In my photographs of the English cathedrals, I wanted to convey a feeling of their presence. I wanted you to see everything that I saw when I stood there. The range of brightness in many of those images exceeded 8 zones, sometimes up to 10 zones. Yet I wanted detail everywhere. I knew that if I exposed the negative at Zone 2½ or lower, I would be on the toe of the exposure/density curve—stuck with low density separations and a very flat print (tonally flat, and dimensionally flat, as well). So I generally exposed the low values at Zone 4 or Zone 5, knowing that I would reduce the contrast during negative development by giving the negative minus development. The exposed Zone 4 would develop to a lower density, perhaps Zone 3¾ or so. The exposed Zone 5 would also develop to a lower density, perhaps Zone 4½, dropping a bit more than the exposed Zone 4 during the shortened development time. But the high zones would drop dramatically in the minus development, dropping many zones below its exposed value.
So, if I exposed the darkest areas where I wanted detail in Zone 4, the brightest areas would be exposed in Zone 12, maybe even Zone 13 or Zone 14. But that’s OK. After all, the negative goes all the way up to about Zone 17. Minus development following exposure in the low teens can bring the developed density down to Zone 10 or so, making it easily accessible through burning in the final print.
I don’t want to expose important detail on the toe of the curve, which is generally below Zone 2½, or above the shoulder of the curve, which is above Zone 15 or 15½ (Chapter 9, Table 9-1). Those portions of the curve flatten out and yield very poor tonal separations in the final print. But between the toe and the shoulder, i.e., on the straight line portion of the curve, the negative still gives me 13 zones of excellent separations (Figure 13-2 and Figure 13-2).
Since 1980, I’ve exposed hundreds of negatives in the slit canyons of Arizona and Utah. I regularly expose the highlights in the low teens (i.e., Zones 13, 14, or 15), enabling me to get the maximum amount of detail onto my negatives below those bright highlights.
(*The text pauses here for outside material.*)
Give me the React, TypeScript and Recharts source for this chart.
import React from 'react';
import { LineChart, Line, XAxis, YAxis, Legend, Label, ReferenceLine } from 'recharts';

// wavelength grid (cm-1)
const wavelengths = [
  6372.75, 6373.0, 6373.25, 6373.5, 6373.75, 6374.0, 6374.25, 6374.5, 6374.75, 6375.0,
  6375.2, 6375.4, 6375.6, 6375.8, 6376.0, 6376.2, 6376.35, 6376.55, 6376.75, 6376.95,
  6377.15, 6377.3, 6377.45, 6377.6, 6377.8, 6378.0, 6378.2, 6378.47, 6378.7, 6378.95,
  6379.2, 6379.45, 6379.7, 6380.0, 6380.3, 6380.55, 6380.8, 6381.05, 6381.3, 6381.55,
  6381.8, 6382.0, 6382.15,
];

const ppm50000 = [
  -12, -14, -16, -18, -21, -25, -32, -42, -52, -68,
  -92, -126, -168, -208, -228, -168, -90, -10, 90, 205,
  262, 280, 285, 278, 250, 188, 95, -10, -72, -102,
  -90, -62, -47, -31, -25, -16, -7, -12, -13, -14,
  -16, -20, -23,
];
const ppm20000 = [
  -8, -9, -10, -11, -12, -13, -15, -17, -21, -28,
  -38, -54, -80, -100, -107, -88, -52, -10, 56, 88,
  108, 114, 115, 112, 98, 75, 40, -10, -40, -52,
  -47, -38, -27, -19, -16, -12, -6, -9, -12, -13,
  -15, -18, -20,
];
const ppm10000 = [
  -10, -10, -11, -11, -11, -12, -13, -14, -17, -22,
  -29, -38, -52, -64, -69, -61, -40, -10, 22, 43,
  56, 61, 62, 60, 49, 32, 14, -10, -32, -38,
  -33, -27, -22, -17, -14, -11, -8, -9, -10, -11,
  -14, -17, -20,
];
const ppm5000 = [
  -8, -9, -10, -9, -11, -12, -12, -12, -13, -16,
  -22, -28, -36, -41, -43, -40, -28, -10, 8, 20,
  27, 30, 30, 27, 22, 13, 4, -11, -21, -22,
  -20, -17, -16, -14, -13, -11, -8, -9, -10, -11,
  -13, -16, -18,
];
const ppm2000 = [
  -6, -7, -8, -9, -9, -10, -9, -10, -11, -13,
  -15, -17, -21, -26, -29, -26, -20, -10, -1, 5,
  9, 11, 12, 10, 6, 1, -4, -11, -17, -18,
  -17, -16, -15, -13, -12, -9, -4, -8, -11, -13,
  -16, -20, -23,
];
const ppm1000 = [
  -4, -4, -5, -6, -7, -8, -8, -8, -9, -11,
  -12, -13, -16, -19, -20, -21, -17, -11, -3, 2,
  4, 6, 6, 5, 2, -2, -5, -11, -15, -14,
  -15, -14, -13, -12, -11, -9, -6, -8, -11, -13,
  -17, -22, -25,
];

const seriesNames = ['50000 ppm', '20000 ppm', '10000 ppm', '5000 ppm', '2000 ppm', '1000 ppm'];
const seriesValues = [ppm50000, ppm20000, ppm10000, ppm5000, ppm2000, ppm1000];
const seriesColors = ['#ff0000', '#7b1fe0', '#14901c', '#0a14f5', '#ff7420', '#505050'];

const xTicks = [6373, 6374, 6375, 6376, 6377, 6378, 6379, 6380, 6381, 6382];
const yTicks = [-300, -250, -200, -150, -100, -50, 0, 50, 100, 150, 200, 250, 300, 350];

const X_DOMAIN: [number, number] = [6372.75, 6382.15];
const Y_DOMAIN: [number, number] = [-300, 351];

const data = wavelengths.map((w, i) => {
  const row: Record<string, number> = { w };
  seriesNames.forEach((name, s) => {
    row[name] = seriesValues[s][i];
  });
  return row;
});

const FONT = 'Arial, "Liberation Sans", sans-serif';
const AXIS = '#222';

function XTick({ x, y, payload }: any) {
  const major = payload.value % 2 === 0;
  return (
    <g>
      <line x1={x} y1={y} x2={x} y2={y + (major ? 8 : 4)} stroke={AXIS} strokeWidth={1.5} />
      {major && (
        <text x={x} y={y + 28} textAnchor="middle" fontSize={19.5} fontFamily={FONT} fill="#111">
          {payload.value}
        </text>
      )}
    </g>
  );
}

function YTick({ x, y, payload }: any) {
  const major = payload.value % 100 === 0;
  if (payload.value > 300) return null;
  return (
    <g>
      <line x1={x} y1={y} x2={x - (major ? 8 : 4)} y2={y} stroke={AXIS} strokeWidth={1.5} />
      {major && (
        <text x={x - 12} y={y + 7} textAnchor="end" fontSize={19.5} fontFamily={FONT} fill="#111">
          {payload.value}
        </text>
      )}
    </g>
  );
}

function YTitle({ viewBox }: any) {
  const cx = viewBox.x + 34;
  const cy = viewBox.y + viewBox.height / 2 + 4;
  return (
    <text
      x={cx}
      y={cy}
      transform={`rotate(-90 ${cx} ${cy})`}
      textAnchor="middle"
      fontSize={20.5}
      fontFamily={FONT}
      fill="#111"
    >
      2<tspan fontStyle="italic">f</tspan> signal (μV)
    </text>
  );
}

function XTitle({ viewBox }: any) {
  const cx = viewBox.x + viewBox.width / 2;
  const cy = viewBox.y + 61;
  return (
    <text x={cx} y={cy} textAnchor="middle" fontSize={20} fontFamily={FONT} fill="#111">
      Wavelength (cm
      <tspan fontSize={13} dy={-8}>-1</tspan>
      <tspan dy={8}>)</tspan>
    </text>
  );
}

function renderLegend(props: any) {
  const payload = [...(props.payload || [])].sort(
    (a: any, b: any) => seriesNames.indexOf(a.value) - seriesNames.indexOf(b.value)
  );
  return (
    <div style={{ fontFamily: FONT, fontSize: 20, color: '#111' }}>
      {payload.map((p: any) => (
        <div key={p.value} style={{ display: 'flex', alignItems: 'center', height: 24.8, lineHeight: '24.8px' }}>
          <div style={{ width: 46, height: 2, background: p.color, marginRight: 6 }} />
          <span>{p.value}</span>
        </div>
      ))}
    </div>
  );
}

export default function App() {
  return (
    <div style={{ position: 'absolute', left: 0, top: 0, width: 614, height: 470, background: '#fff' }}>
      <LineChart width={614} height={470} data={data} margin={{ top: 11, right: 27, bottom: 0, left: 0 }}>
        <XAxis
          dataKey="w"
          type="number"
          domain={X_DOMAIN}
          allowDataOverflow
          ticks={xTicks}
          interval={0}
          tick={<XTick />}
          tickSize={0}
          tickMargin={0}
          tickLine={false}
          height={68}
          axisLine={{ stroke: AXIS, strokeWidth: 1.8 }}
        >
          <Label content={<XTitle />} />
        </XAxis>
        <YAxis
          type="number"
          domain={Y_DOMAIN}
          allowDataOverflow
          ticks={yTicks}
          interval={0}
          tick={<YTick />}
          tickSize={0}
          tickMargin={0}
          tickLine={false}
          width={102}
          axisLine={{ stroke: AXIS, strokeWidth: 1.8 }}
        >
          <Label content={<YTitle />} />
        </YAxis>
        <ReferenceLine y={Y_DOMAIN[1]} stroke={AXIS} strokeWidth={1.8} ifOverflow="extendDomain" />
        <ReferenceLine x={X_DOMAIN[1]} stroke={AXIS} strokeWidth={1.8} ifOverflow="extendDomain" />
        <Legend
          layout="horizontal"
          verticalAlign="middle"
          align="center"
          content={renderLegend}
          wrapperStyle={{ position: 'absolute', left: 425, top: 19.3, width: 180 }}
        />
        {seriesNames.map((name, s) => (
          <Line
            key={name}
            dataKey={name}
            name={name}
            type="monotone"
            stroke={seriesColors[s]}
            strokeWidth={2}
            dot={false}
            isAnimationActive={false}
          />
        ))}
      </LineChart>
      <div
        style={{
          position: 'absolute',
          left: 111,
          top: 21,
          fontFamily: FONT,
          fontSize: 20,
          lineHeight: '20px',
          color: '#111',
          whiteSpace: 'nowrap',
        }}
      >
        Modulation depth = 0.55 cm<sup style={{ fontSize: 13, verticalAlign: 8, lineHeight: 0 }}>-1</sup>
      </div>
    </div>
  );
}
Of course I reduce the development severely, reducing the highest densities of the developed negative. This allows the negative to be printable—usually with extra burning, but printable nonetheless. It’s very difficult to print detail from negative densities that are up in the teens, but it’s perfectly fine to expose negatives that high on the scale, then reduce those placements to printable densities during development. I simply use minus development on negatives exposed that high on the scale, usually with the two-solution compensating development detailed in Chapter 9. Had I followed the misguided advice of some to expose highlights no higher than Zone 8, I could not have made many of my images in the cathedrals or the canyons (Figure 13-3).
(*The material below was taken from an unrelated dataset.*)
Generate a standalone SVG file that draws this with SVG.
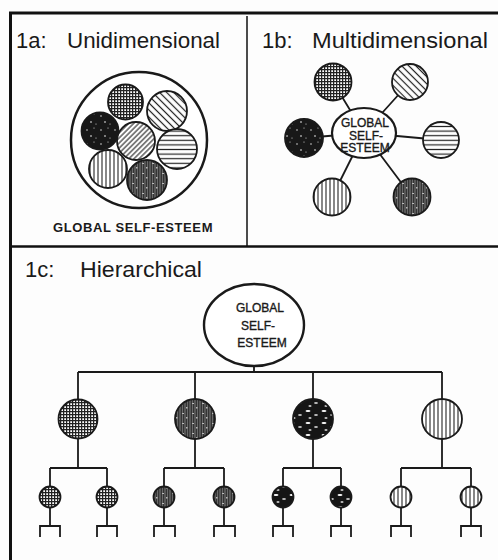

The middle of the straight line portion of the exposure/density curve is Zone 8 or 9. Most photographers avoid these zones, yet the middle of the curve is where the separations are best! I regularly expose negatives above Zone 9 or Zone 10, but I generally give “minus development” to such negatives to avoid excessive negative densities and printing times under the enlarger.
Many instructors are unaware of the remarkable range of negatives and are afraid of exposing them into the double-digit zones. Most students are afraid of such exposures because they’ve been taught by people who are unaware of the negative’s true range. If you’re avoiding higher zones (i.e. above Zone 9), you’re throwing away opportunities to photograph in places that may yield exceptional images. Don’t be so narrow-minded. Break through the barrier of higher zones in your exposures. The negative has that range. Use it! When using high zones, reduce development to control them for later printing.